At the Bar Fun Fun, my wife hailed a man dressed all in black and ordered a bottle of Uvita, the sweet local wine. He smiled and pointed out the barman. He was the singer, and was soon crooning his heart out to sporadic bursts of wild applause.
The only words we recognised were English — one song ended with a plaintive ‘perhaps, perhaps, perhaps’ — but we clapped and hooted, too. Then the tango dancers came on, a sleek raven-haired couple who performed with extraordinary, seductive intensity on a stage smaller than a table-tennis table. The wall behind them was festooned with football scarves.
A typical street scene in Montevideo, Uruguay’s charismatic capital city
Football is more of a religion than Catholicism. Uruguay is the only Latin American country where abortion is legal, and the Church does not play a major role in society. Where beating Argentina 4-2 in the inaugural World Cup final, staged in Montevideo in 1930, is still a bottomless source of collective pride.

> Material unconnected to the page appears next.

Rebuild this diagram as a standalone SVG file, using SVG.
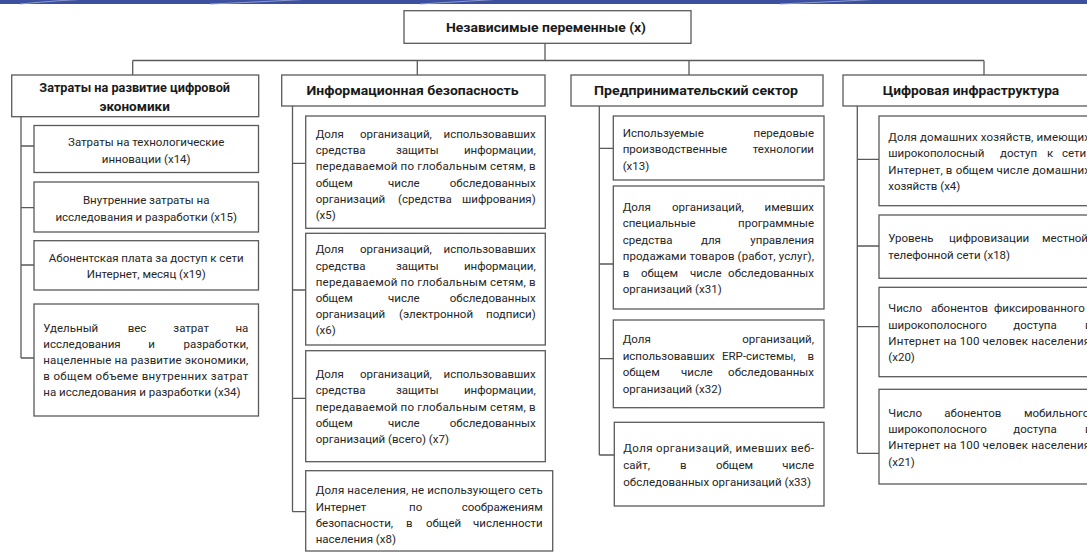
<svg xmlns="http://www.w3.org/2000/svg" width="1087" height="553" viewBox="0 0 1087 553">
<style>
.bg{fill:#ffffff}
.box{fill:#ffffff;stroke:#5a5a5a;stroke-width:1.3}
.ln{fill:none;stroke:#5a5a5a;stroke-width:1.3}
.t{font-family:Roboto,"Liberation Sans",sans-serif;font-size:11.5px;fill:#262626}
.h{font-family:Roboto,"Liberation Sans",sans-serif;font-size:13.5px;font-weight:bold;fill:#1a1a1a;text-anchor:middle}
.c{text-anchor:middle}
.e{text-anchor:end}
</style>
<rect class="bg" x="0" y="0" width="1087" height="553"/>
<g id="banner">
<rect x="0" y="0" width="1087" height="4" fill="#3d4f9f"/>
<path d="M20 4 Q60 0 110 -2 M210 4 Q280 1 330 -2 M420 4 Q470 1 520 -2 M780 4 Q850 1 900 -2" stroke="#8e9bd0" stroke-width="1" fill="none"/>
</g>
<g id="connectors">
<line class="ln" x1="545" y1="43.3" x2="545" y2="60.5"/>
<line class="ln" x1="132.7" y1="60.5" x2="984" y2="60.5"/>
<line class="ln" x1="132.7" y1="60.5" x2="132.7" y2="75"/>
<line class="ln" x1="417.3" y1="60.5" x2="417.3" y2="75"/>
<line class="ln" x1="689" y1="60.5" x2="689" y2="75"/>
<line class="ln" x1="984" y1="60.5" x2="984" y2="75"/>
<path class="ln" d="M21 116.7 V358 M21 146 H34 M21 207.7 H34 M21 265 H34 M21 358 H34"/>
<path class="ln" d="M292.5 106 V511.7 M292.5 163.3 H305.7 M292.5 290 H305.7 M292.5 398.3 H305.7 M292.5 511.7 H305.7"/>
<path class="ln" d="M599.3 106 V455 M599.3 148.3 H613.3 M599.3 264 H613.3 M599.3 358.7 H613.3 M599.3 455 H614.3"/>
<path class="ln" d="M857.3 106 V453.3 M857.3 159.3 H879 M857.3 246 H879 M857.3 326.7 H879 M857.3 453.3 H879"/>
</g>
<g id="root">
<rect class="box" x="404" y="10.7" width="287" height="32.6"/>
<text class="h" x="546" y="31.5" textLength="200" lengthAdjust="spacingAndGlyphs">Независимые переменные (x)</text>
</g>
<g id="cat1">
<rect class="box" x="11.7" y="75" width="247" height="41.7"/>
<text class="h" x="134.7" y="91.8" textLength="190.7" lengthAdjust="spacingAndGlyphs">Затраты на развитие цифровой</text>
<text class="h" x="134.7" y="110.5">экономики</text>
</g>
<g id="x14">
<rect class="box" x="34" y="125.5" width="224.5" height="47"/>
<text class="t c" x="146.2" y="146.3">Затраты на технологические</text>
<text class="t c" x="146.2" y="163">инновации (x14)</text>
</g>
<g id="x15">
<rect class="box" x="34" y="182" width="224.5" height="50"/>
<text class="t c" x="146.2" y="204">Внутренние затраты на</text>
<text class="t c" x="146.2" y="220.7">исследования и разработки (x15)</text>
</g>
<g id="x19">
<rect class="box" x="34" y="240.7" width="224.5" height="49.3"/>
<text class="t c" x="146.2" y="261.7">Абонентская плата за доступ к сети</text>
<text class="t c" x="146.2" y="278.3">Интернет, месяц (x19)</text>
</g>
<g id="x34">
<rect class="box" x="34" y="304" width="224.5" height="112"/>
<text class="t" y="331.7"><tspan x="43.3">Удельный</tspan><tspan x="127.7">вес</tspan><tspan x="173.3">затрат</tspan></text>
<text class="t e" x="248.3" y="331.7">на</text>
<text class="t" y="347.7"><tspan x="43.3">исследования</tspan><tspan x="148.3">и</tspan></text>
<text class="t e" x="248.3" y="347.7">разработки,</text>
<text class="t" x="43.3" y="363.7" textLength="205" lengthAdjust="spacing">нацеленные на развитие экономики,</text>
<text class="t" x="43.3" y="380" textLength="205" lengthAdjust="spacing">в общем объеме внутренних затрат</text>
<text class="t" x="43.3" y="396">на исследования и разработки (x34)</text>
</g>
<g id="cat2">
<rect class="box" x="281.7" y="75" width="263.3" height="31"/>
<text class="h" x="412.5" y="95" textLength="212" lengthAdjust="spacingAndGlyphs">Информационная безопасность</text>
</g>
<g id="x5">
<rect class="box" x="305.7" y="116" width="239.6" height="112.3"/>
<text class="t" y="138"><tspan x="315.7">Доля</tspan><tspan x="360">организаций,</tspan></text>
<text class="t e" x="535.7" y="138">использовавших</text>
<text class="t" y="154.2"><tspan x="315.7">средства</tspan><tspan x="396">защиты</tspan></text>
<text class="t e" x="535.7" y="154.2">информации,</text>
<text class="t" x="315.7" y="170.4" textLength="220" lengthAdjust="spacing">передаваемой по глобальным сетям, в</text>
<text class="t" y="186.6"><tspan x="315.7">общем</tspan><tspan x="388">числе</tspan></text>
<text class="t e" x="535.7" y="186.6">обследованных</text>
<text class="t" y="202.8"><tspan x="315.7">организаций</tspan><tspan x="398">(средства</tspan></text>
<text class="t e" x="535.7" y="202.8">шифрования)</text>
<text class="t" x="315.7" y="219">(x5)</text>
</g>
<g id="x6">
<rect class="box" x="305.7" y="233.3" width="239.6" height="111.7"/>
<text class="t" y="253"><tspan x="315.7">Доля</tspan><tspan x="360">организаций,</tspan></text>
<text class="t e" x="535.7" y="253">использовавших</text>
<text class="t" y="269.5"><tspan x="315.7">средства</tspan><tspan x="396">защиты</tspan></text>
<text class="t e" x="535.7" y="269.5">информации,</text>
<text class="t" x="315.7" y="285.7" textLength="220" lengthAdjust="spacing">передаваемой по глобальным сетям, в</text>
<text class="t" y="301.9"><tspan x="315.7">общем</tspan><tspan x="388">числе</tspan></text>
<text class="t e" x="535.7" y="301.9">обследованных</text>
<text class="t" y="318.1"><tspan x="315.7">организаций</tspan><tspan x="399">(электронной</tspan></text>
<text class="t e" x="535.7" y="318.1">подписи)</text>
<text class="t" x="315.7" y="334.3">(x6)</text>
</g>
<g id="x7">
<rect class="box" x="305.7" y="350.7" width="239.6" height="111"/>
<text class="t" y="378"><tspan x="315.7">Доля</tspan><tspan x="360">организаций,</tspan></text>
<text class="t e" x="535.7" y="378">использовавших</text>
<text class="t" y="394.3"><tspan x="315.7">средства</tspan><tspan x="396">защиты</tspan></text>
<text class="t e" x="535.7" y="394.3">информации,</text>
<text class="t" x="315.7" y="410.6" textLength="220" lengthAdjust="spacing">передаваемой по глобальным сетям, в</text>
<text class="t" y="426.9"><tspan x="315.7">общем</tspan><tspan x="388">числе</tspan></text>
<text class="t e" x="535.7" y="426.9">обследованных</text>
<text class="t" x="315.7" y="443.2">организаций (всего) (x7)</text>
</g>
<g id="x8">
<rect class="box" x="305.7" y="470.7" width="247" height="80.3"/>
<text class="t" x="315.7" y="494" textLength="227" lengthAdjust="spacing">Доля населения, не использующего сеть</text>
<text class="t" y="510.5"><tspan x="315.7">Интернет</tspan><tspan x="409">по</tspan></text>
<text class="t e" x="542.7" y="510.5">соображениям</text>
<text class="t" y="527"><tspan x="315.7">безопасности,</tspan><tspan x="406">в</tspan><tspan x="426">общей</tspan></text>
<text class="t e" x="542.7" y="527">численности</text>
<text class="t" x="315.7" y="543.3">населения (x8)</text>
</g>
<g id="cat3">
<rect class="box" x="571" y="75" width="252" height="31"/>
<text class="h" x="696" y="95" textLength="204" lengthAdjust="spacingAndGlyphs">Предпринимательский сектор</text>
</g>
<g id="x13">
<rect class="box" x="613.3" y="116" width="210.7" height="64"/>
<text class="t" x="622.7" y="136.7">Используемые</text>
<text class="t e" x="814" y="136.7">передовые</text>
<text class="t" x="622.7" y="153.3">производственные</text>
<text class="t e" x="814" y="153.3">технологии</text>
<text class="t" x="622.7" y="169.7">(x13)</text>
</g>
<g id="x31">
<rect class="box" x="613.3" y="186" width="210.7" height="123"/>
<text class="t" y="210.7"><tspan x="622.7">Доля</tspan><tspan x="672">организаций,</tspan></text>
<text class="t e" x="814" y="210.7">имевших</text>
<text class="t" x="622.7" y="227.3">специальные</text>
<text class="t e" x="814" y="227.3">программные</text>
<text class="t" y="244"><tspan x="622.7">средства</tspan><tspan x="701">для</tspan></text>
<text class="t e" x="814" y="244">управления</text>
<text class="t" x="622.7" y="260.3" textLength="191.3" lengthAdjust="spacing">продажами товаров (работ, услуг),</text>
<text class="t" y="276.7"><tspan x="622.7">в</tspan><tspan x="641">общем</tspan><tspan x="690">числе</tspan></text>
<text class="t e" x="814" y="276.7">обследованных</text>
<text class="t" x="622.7" y="292.9">организаций (x31)</text>
</g>
<g id="x32">
<rect class="box" x="613.3" y="320" width="210.7" height="87.7"/>
<text class="t" x="622.7" y="343.3">Доля</text>
<text class="t e" x="814" y="343.3">организаций,</text>
<text class="t" y="360"><tspan x="622.7">использовавших</tspan><tspan x="722">ERP-системы,</tspan></text>
<text class="t e" x="814" y="360">в</text>
<text class="t" y="376.3"><tspan x="622.7">общем</tspan><tspan x="681">числе</tspan></text>
<text class="t e" x="814" y="376.3">обследованных</text>
<text class="t" x="622.7" y="392.7">организаций (x32)</text>
</g>
<g id="x33">
<rect class="box" x="614.3" y="422.3" width="209.7" height="83.7"/>
<text class="t" x="623.3" y="452.3" textLength="190.7" lengthAdjust="spacing">Доля организаций, имевших веб-</text>
<text class="t" y="469"><tspan x="623.3">сайт,</tspan><tspan x="680">в</tspan><tspan x="716">общем</tspan></text>
<text class="t e" x="814" y="469">числе</text>
<text class="t" x="623.3" y="485.7">обследованных организаций (x33)</text>
</g>
<g id="cat4">
<rect class="box" x="843" y="75" width="257" height="31"/>
<text class="h" x="971" y="95" textLength="176.5" lengthAdjust="spacingAndGlyphs">Цифровая инфраструктура</text>
</g>
<g id="x4">
<rect class="box" x="879" y="116" width="221" height="89.7"/>
<text class="t" x="888.3" y="140.7" textLength="201.7" lengthAdjust="spacing">Доля домашних хозяйств, имеющих</text>
<text class="t" y="157.3"><tspan x="888.3">широкополосный</tspan><tspan x="1000">доступ</tspan><tspan x="1047">к</tspan><tspan x="1062">сети</tspan></text>
<text class="t" x="888.3" y="173.5" textLength="201.7" lengthAdjust="spacing">Интернет, в общем числе домашних</text>
<text class="t" x="888.3" y="190">хозяйств (x4)</text>
</g>
<g id="x18">
<rect class="box" x="879" y="215" width="221" height="63.3"/>
<text class="t" y="242.3"><tspan x="888.3">Уровень</tspan><tspan x="949">цифровизации</tspan><tspan x="1042">местной</tspan></text>
<text class="t" x="888.3" y="259">телефонной сети (x18)</text>
</g>
<g id="x20">
<rect class="box" x="879" y="287.3" width="221" height="89.4"/>
<text class="t" y="312.3"><tspan x="888.3">Число</tspan><tspan x="931">абонентов</tspan><tspan x="994">фиксированного</tspan></text>
<text class="t" y="328.5"><tspan x="888.3">широкополосного</tspan><tspan x="1013.3">доступа</tspan><tspan x="1085">в</tspan></text>
<text class="t" x="888.3" y="345" textLength="201.7" lengthAdjust="spacing">Интернет на 100 человек населения</text>
<text class="t" x="888.3" y="361.3">(x20)</text>
</g>
<g id="x21">
<rect class="box" x="879" y="389.3" width="221" height="94.7"/>
<text class="t" y="416.7"><tspan x="888.3">Число</tspan><tspan x="944.3">абонентов</tspan><tspan x="1024">мобильного</tspan></text>
<text class="t" y="432.7"><tspan x="888.3">широкополосного</tspan><tspan x="1013.3">доступа</tspan><tspan x="1085">в</tspan></text>
<text class="t" x="888.3" y="449" textLength="201.7" lengthAdjust="spacing">Интернет на 100 человек населения</text>
<text class="t" x="888.3" y="465.7">(x21)</text>
</g>
</svg>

Luis took us to see the ramshackle national stadium, purpose-built for that final. It is a place of worship. The country’s best-known footballer, Barcelona striker Luis Suarez, is everyone’s idol.
When he was banned for biting an opponent and the rest of the world recoiled, Uruguayans cheered. ‘We’re so tiny that we have to win however we can,’ said Luis. ‘If that means biting, we’re happy.’ By European standards, Uruguay is not small at all. The population is only 3.5million, but the country is twice the size of Portugal, and it took us a three-hour bus ride through flat countryside — Uruguay is South America’s answer to Norfolk — to get to Colonia del Sacramento, the country’s oldest, prettiest town, established by the Portuguese in 1680.
From there we were due to take the hour-long ferry ride to Buenos Aires, 35 miles across the River Plate, its skyscrapers dimly visible. But first we had a day and a night to explore, a hugely rewarding exercise because Colonia’s cobbled streets ooze not just history but beguiling contentment.
We were staying in the heart of the old town just off the Calle de los Suspiros, which means ‘street of sighs’, and one can only wonder why, because centuries ago it was the location of Colonia’s brothel.
Today, lined with 400-year- old terracotta houses, it is impossibly pretty and top of every tourist’s must-see list.
We rented bikes and cycled to the beach, actually overtaking one of the many vintage cars that imbue the country’s roads with added charm.
And we visited Colonia’s disused bullring, built by the British and opened with terrific fanfare in 1910.
Locals say it has lasted so long because of British engineering expertise, because it hasn’t been used since 1912, when it was closed after a presidential decree banning bull-fighting.
Somehow, that seems typical of Uruguay. Many South American countries resound with thunderous patriotic pride. But I can’t think of anywhere where it seems more justified.